The motion was vigorous and regular, unvarying and emphatic.  One foot would slam down onto the bench on which he stood, and the other rose up to nearly knee-height, a big step that went nowhere as the up-foot came slamming back down again in place and the down-foot came back up.  Up and down, back and forth, body rocking, hair swaying, head nodding.  The action was as unvarying as the costume.  Whereever he was, he remained consistent.  I liked it. 

It’s been a while, as I mentioned, since I’ve put myself in a position to see my old acquaintences of the running path. Between having no time, no energy, competing priorities and a bum foot, I’d almost forgotten what I was missing - my vague sense of loss was getting vaguer week by week.  I knew that I wasn’t getting my aerobic quotient, but what that meant to me kept getting harder to pinpoint.  But the other aspect of my loss, the socio-emotional deficit, festered within me to the same extent that I was inattentive to it, a rate that increased geometrically till I was utterly unconscious of how badly I missed it.  But a few weeks ago I got a reminder from SDG, for which I am, I think, extremely grateful. 

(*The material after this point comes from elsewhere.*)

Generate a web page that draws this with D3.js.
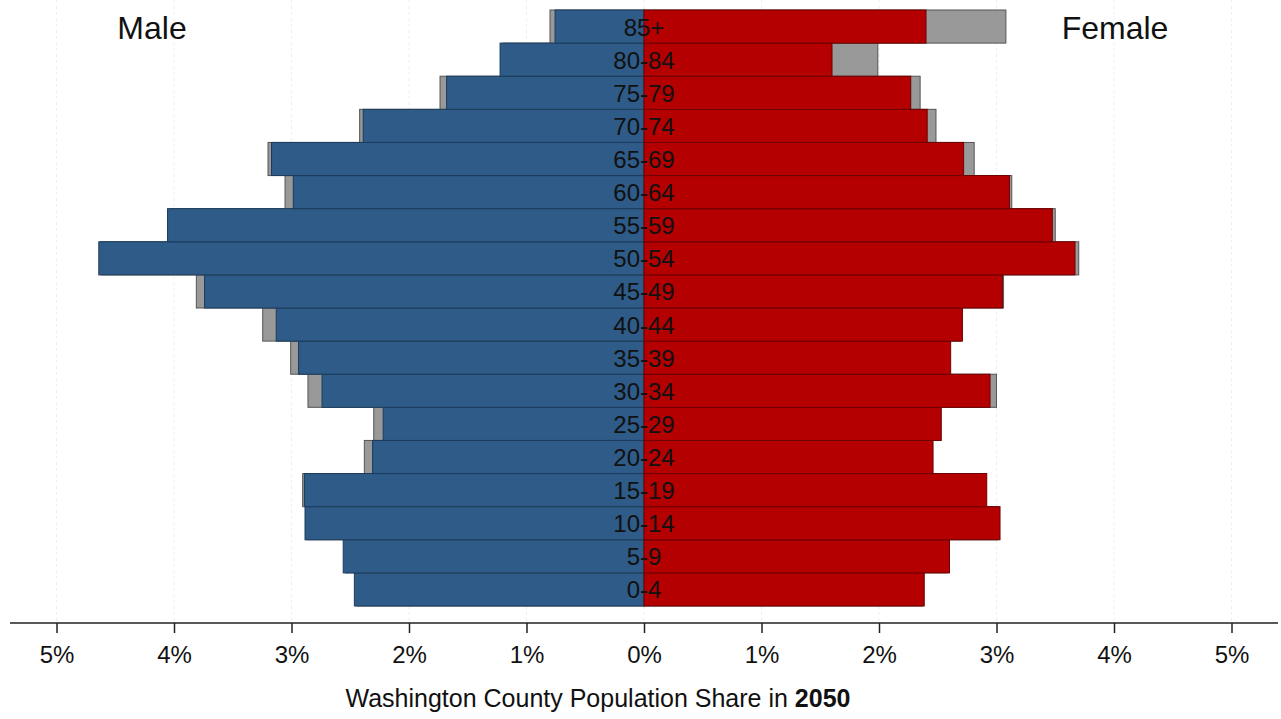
<!DOCTYPE html>
<html lang="en">
<head>
  <meta charset="UTF-8">
  <title>Washington County Population Share in 2050</title>
  <style>
    body { margin: 0; background: #fff; }
    svg { display: block; font-family: "Liberation Sans", Arial, sans-serif; }
  </style>
</head>
<body>
  <div id="pyramid"></div>

  <script src="https://d3js.org/d3.v7.min.js"></script>
  <script>

    // age groups, bottom to top
    const ages = ["0-4","5-9","10-14","15-19","20-24","25-29","30-34","35-39","40-44",
                  "45-49","50-54","55-59","60-64","65-69","70-74","75-79","80-84","85+"];

    // shares in percent
    const male       = [2.465, 2.56, 2.885, 2.89, 2.31, 2.22, 2.74, 2.94, 3.13,
                        3.74, 4.64, 4.055, 2.985, 3.17, 2.39, 1.68, 1.225, 0.757];
    const maleGray   = [2.44, 2.54, 2.87, 2.905, 2.38, 2.30, 2.86, 3.007, 3.245,
                        3.81, 4.62, 4.03, 3.055, 3.20, 2.42, 1.736, 1.20, 0.80];
    const female     = [2.385, 2.60, 3.03, 2.917, 2.46, 2.53, 2.945, 2.61, 2.71,
                        3.05, 3.668, 3.475, 3.11, 2.72, 2.41, 2.27, 1.60, 2.40];
    const femaleGray = [2.37, 2.58, 3.01, 2.90, 2.44, 2.52, 3.00, 2.60, 2.70,
                        3.06, 3.70, 3.50, 3.13, 2.81, 2.485, 2.35, 1.99, 3.08];

    const ticks = [-5, -4, -3, -2, -1, 0, 1, 2, 3, 4, 5];

    const width = 1281,
          height = 719;

    const svg = d3.select("#pyramid")
      .append("svg")
      .attr("width", width)
      .attr("height", height);

    // 0% sits at 644, 5% at about 1231
    let x = d3.scaleLinear([-5, 5], [56.5, 1231.5]);
    let y = d3.scaleBand(ages.slice().reverse(), [10, 606]).padding(0);

    // faint gridlines
    svg.append("g")
      .selectAll("line")
      .data(ticks)
      .join("line")
      .attr("x1", d => x(d)).attr("x2", d => x(d))
      .attr("y1", 0).attr("y2", 622)
      .attr("stroke", "#eeeeee")
      .attr("stroke-dasharray", "3,3");

    const rows = ages.map((a, i) => ({age: a, m: male[i], mg: maleGray[i], f: female[i], fg: femaleGray[i]}));

    // gray comparison bars (behind)
    svg.append("g")
      .selectAll("rect")
      .data(rows)
      .join("rect")
      .attr("x", d => x(-d.mg))
      .attr("y", d => y(d.age))
      .attr("width", d => x(0) - x(-d.mg))
      .attr("height", y.bandwidth())
      .attr("fill", "#999999")
      .attr("stroke", "#555555")
      .attr("stroke-width", 1);

    svg.append("g")
      .selectAll("rect")
      .data(rows)
      .join("rect")
      .attr("x", x(0))
      .attr("y", d => y(d.age))
      .attr("width", d => x(d.fg) - x(0))
      .attr("height", y.bandwidth())
      .attr("fill", "#999999")
      .attr("stroke", "#555555")
      .attr("stroke-width", 1);

    // male bars
    svg.append("g")
      .selectAll("rect")
      .data(rows)
      .join("rect")
      .attr("x", d => x(-d.m))
      .attr("y", d => y(d.age))
      .attr("width", d => x(0) - x(-d.m))
      .attr("height", y.bandwidth())
      .attr("fill", "#2e5b87")
      .attr("stroke", "#1c3c5c")
      .attr("stroke-width", 1);

    // female bars
    svg.append("g")
      .selectAll("rect")
      .data(rows)
      .join("rect")
      .attr("x", x(0))
      .attr("y", d => y(d.age))
      .attr("width", d => x(d.f) - x(0))
      .attr("height", y.bandwidth())
      .attr("fill", "#b40000")
      .attr("stroke", "#6e0000")
      .attr("stroke-width", 1);

    // age labels
    svg.append("g")
      .selectAll("text")
      .data(ages)
      .join("text")
      .attr("x", x(0))
      .attr("y", d => y(d) + y.bandwidth() / 2 + 9)
      .attr("text-anchor", "middle")
      .style("font-size", "24px")
      .attr("fill", "#111")
      .text(d => d);

    // x axis
    const axis = svg.append("g")
      .attr("transform", "translate(0,623)")
      .call(d3.axisBottom(x)
        .tickValues(ticks)
        .tickSize(10)
        .tickPadding(13)
        .tickSizeOuter(0)
        .tickFormat(d => Math.abs(d) + "%"));

    axis.select(".domain").remove();
    axis.append("line")
      .attr("x1", 10).attr("x2", 1278)
      .attr("stroke", "#222").attr("stroke-width", 1.5);
    axis.selectAll(".tick line").attr("stroke", "#222").attr("stroke-width", 1.5);
    axis.selectAll(".tick text")
      .attr("fill", "#111")
      .style("font-size", "24px")
      .style("font-family", "'Liberation Sans', Arial, sans-serif");

    // axis title
    const title = svg.append("text")
      .attr("x", 598)
      .attr("y", 707)
      .attr("text-anchor", "middle")
      .style("font-size", "25px")
      .attr("fill", "#111");
    title.append("tspan").text("Washington County Population Share in ");
    title.append("tspan").style("font-weight", "bold").text("2050");

    // side labels
    svg.append("text")
      .attr("x", 152).attr("y", 39)
      .attr("text-anchor", "middle")
      .style("font-size", "32px")
      .attr("fill", "#111")
      .text("Male");

    svg.append("text")
      .attr("x", 1115).attr("y", 39)
      .attr("text-anchor", "middle")
      .style("font-size", "32px")
      .attr("fill", "#111")
      .text("Female");

  </script>
</body>
</html>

I was heading up the big boulevard that runs through the park and presidio, and adjacent to which I keep my humble abode.  A busline plies this boulevard, furnished with spare wooden benches.  Upon one of these, one street north of the spring bloom of the rose garden, I re-encountered SDG - a living, stomping testament to the passage and constancy of time. 

He was looking a little worse for wear, it can’t be denied.  His hair was longer and greasier, his shoes and shorts shabbier, his body flabbier and his skin more leathery.  It looked to me as if the months since I’d last seen him hadn’t been easy ones for him.  It showed most of all in his dancing.  His rhythm was slower, his feet rose less high and fell less emphatically.  I couldn’t even see headphones - he might have been dancing without any accompaniment whatsoever. 

But dance he did, undeterred by the indignities and hardships he’d obviously endured.  He was up on his bench, stomping his stomps regardless.  To me, it was an act of defiance, a declaration of independence.  It made me want to go running again.  I’ll be slower and flatfooted, but obviously that shouldn’t be an impediment.  The important thing is to get back on my metaphorical bench and start stomping.  If SDG can do it, so can I.